System 1) the box is empty
System 2) the box contains a huge amount of electromagnetic energy (resonant modes)

Can we say that the mass of these two systems are the same, since photons have no mass?
Can we say that the gravity produced by these two systems is the same?

Back to the basics !

Michel
The mass (by which I mean invariant mass) of the systems #1 and #2 is not the same.

I've worked this out in some detail in http://en.wikipedia.org/wiki/Mass_in_general_relativity#Questions.2C_answers.2C_and_simple_examples_of_mass_in_general_relativity

using a "photon gas" aka "null dust" model for incoherent electromagnetic radiation.

Consider a frame of reference where the momentum of the system is zero. When you add electromagnetic energy E to the system, you increase the total energy of the system, but do not (at least in the example I analyzed) add any momentum to the system. Therefore the invariant mass of the system (in geometric units, E^2 - p^2) increases.

The problem is that you are assuming that the mass of the system is the sum of the masses of the components. This is not correct (at least not for invariant mass).

The energy of the system is the sum of the energies of the components (this is because in a Minkowskian space-time you find the total energy by an integral of components of the stress energy tensor).

The momentum of the system is the sum of the momenta of the components because it is also an intergal of components of the stress-energy tensor.

But the mass is computes via the formula E^2-p^2. While E and p are simple intergals of components of the stress-energy tensor, the mass is not. You basically find the mass by computing E and p, and then use the above formula.
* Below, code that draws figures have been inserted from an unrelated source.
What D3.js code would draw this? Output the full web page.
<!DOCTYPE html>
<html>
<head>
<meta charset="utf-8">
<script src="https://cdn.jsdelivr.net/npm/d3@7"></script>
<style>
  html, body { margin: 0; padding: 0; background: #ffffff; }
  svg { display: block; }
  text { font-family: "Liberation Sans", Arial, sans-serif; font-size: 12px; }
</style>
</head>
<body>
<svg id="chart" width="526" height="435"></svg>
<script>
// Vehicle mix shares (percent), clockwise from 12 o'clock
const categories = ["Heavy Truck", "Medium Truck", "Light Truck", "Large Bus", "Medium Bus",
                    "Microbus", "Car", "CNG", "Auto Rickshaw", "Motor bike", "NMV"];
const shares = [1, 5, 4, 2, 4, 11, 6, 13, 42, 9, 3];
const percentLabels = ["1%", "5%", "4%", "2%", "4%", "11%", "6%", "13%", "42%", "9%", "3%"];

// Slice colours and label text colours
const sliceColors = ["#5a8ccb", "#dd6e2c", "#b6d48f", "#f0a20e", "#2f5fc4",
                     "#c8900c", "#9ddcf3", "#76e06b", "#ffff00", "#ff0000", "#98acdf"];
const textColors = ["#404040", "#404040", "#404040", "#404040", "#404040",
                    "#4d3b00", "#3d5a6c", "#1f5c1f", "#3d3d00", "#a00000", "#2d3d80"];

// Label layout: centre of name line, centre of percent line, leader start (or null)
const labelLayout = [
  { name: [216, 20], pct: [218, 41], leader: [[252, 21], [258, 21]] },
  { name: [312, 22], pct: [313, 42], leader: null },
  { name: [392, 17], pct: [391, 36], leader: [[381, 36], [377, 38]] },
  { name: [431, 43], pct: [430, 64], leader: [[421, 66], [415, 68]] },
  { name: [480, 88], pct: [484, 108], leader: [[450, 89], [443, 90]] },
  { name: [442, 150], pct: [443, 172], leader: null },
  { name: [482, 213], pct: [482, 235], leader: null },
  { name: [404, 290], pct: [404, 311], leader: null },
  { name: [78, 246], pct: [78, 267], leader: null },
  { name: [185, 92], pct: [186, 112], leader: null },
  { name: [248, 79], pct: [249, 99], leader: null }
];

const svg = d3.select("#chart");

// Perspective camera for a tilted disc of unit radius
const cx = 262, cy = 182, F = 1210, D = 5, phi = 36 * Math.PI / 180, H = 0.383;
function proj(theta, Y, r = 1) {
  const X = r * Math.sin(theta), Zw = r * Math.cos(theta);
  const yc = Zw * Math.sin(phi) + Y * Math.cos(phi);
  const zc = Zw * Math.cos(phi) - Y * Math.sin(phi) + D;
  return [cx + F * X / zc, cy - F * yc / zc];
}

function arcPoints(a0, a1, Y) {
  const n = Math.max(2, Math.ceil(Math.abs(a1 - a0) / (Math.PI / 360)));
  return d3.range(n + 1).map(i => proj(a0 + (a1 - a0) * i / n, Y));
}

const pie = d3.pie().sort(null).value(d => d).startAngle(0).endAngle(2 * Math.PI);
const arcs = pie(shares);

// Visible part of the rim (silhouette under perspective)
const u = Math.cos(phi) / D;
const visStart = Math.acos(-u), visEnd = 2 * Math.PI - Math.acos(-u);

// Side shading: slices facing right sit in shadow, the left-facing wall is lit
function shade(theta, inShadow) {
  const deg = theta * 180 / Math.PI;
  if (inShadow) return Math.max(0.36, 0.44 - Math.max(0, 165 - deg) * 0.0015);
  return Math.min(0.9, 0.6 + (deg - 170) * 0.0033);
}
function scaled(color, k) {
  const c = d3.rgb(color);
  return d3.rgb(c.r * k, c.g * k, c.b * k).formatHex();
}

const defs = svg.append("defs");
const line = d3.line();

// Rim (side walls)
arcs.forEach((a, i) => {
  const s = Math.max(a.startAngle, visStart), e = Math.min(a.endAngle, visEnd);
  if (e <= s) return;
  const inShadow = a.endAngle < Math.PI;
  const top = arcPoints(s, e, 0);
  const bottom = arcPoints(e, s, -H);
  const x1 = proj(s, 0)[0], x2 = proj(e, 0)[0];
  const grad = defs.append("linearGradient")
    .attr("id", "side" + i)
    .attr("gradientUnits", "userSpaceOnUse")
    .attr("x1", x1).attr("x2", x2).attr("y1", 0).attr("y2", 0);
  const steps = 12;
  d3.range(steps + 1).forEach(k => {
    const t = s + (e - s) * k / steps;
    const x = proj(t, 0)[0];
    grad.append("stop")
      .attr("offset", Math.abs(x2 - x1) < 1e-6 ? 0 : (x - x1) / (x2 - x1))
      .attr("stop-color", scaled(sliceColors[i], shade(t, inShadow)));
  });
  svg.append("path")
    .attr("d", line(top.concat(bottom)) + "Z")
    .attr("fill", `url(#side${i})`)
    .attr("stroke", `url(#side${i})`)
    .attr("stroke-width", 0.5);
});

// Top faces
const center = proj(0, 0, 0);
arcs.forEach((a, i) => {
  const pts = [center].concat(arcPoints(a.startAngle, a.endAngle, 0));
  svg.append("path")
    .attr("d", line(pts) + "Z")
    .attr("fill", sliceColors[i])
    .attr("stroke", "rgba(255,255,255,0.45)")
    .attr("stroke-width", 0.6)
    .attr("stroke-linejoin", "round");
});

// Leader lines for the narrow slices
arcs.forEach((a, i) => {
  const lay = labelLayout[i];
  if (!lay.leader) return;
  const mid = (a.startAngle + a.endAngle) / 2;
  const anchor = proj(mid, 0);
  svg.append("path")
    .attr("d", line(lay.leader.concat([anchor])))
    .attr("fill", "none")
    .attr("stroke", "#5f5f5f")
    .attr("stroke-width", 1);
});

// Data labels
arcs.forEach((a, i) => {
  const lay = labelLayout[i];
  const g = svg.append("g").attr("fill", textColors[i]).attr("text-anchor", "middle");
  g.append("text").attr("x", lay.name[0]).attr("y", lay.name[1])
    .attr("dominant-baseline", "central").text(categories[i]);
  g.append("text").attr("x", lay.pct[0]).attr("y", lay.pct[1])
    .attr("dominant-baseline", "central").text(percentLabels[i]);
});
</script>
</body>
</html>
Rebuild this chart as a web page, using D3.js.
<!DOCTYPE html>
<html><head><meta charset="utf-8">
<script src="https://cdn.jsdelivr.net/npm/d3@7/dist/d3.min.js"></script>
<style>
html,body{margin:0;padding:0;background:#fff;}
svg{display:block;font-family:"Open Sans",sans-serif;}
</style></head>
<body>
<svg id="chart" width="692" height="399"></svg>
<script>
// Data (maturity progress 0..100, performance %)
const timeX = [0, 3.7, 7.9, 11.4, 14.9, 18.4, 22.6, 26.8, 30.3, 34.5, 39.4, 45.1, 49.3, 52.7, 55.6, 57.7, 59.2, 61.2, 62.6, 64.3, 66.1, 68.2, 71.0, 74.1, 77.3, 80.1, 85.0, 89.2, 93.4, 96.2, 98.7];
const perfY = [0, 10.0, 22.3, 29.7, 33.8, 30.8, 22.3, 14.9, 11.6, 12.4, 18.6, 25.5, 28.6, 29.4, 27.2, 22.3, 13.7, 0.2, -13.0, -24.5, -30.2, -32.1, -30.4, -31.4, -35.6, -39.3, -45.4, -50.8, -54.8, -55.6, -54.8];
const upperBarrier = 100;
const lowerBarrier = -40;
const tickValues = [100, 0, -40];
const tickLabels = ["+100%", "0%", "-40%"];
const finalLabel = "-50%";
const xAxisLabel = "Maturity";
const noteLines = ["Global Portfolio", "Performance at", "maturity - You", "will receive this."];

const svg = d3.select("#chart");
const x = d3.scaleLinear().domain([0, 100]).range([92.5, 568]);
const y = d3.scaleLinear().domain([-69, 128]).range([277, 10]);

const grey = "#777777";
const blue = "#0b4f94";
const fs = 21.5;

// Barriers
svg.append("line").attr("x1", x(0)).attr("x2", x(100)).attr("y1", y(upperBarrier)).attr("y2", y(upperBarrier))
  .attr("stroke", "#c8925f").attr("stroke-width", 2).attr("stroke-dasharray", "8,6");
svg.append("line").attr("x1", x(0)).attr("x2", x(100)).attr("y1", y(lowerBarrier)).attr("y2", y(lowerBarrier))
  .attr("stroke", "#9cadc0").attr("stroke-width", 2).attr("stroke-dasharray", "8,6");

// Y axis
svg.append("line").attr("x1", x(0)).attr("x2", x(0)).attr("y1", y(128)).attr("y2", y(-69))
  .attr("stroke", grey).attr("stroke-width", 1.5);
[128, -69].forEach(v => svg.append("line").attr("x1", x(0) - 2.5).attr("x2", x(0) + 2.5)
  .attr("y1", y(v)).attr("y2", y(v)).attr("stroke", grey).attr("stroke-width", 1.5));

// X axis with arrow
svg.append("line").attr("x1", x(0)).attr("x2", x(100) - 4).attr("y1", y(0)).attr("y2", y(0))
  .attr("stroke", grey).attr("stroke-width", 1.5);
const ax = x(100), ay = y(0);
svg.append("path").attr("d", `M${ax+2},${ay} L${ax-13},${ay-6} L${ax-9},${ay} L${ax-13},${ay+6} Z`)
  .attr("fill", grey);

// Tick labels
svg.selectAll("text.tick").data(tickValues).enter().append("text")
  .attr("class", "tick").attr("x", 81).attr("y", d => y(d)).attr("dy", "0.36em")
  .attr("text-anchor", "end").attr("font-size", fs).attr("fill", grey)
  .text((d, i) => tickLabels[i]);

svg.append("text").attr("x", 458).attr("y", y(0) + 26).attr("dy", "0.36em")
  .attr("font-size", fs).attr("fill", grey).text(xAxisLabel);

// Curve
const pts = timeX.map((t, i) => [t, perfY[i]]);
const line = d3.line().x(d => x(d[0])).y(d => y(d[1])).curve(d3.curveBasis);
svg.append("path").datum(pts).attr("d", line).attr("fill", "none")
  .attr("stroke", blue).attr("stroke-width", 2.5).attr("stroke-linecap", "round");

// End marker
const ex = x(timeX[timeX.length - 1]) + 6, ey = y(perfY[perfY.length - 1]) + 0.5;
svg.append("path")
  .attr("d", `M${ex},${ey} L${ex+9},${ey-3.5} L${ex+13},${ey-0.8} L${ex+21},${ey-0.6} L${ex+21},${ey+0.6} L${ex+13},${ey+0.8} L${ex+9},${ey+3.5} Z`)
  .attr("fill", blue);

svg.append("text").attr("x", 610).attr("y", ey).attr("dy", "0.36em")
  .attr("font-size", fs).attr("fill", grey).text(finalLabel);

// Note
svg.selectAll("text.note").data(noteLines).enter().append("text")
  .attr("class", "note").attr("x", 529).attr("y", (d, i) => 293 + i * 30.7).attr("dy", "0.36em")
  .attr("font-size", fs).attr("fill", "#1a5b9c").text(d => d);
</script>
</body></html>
All of this was for Minkowskian space-times. If you want to figure out mass in arbitrary space-times, things get considerably more complex - in fact, mass may not even be defined at all. The Komar mass I mention and use in the above wikipedia article is one of the easier to deal with concepts of mass in full GR, but it does not apply to all systems, only stationary systems. Fortunatlely, a container containing disordered electromagnetic radiation is stationary (actually it's usually even better than that, usually its static).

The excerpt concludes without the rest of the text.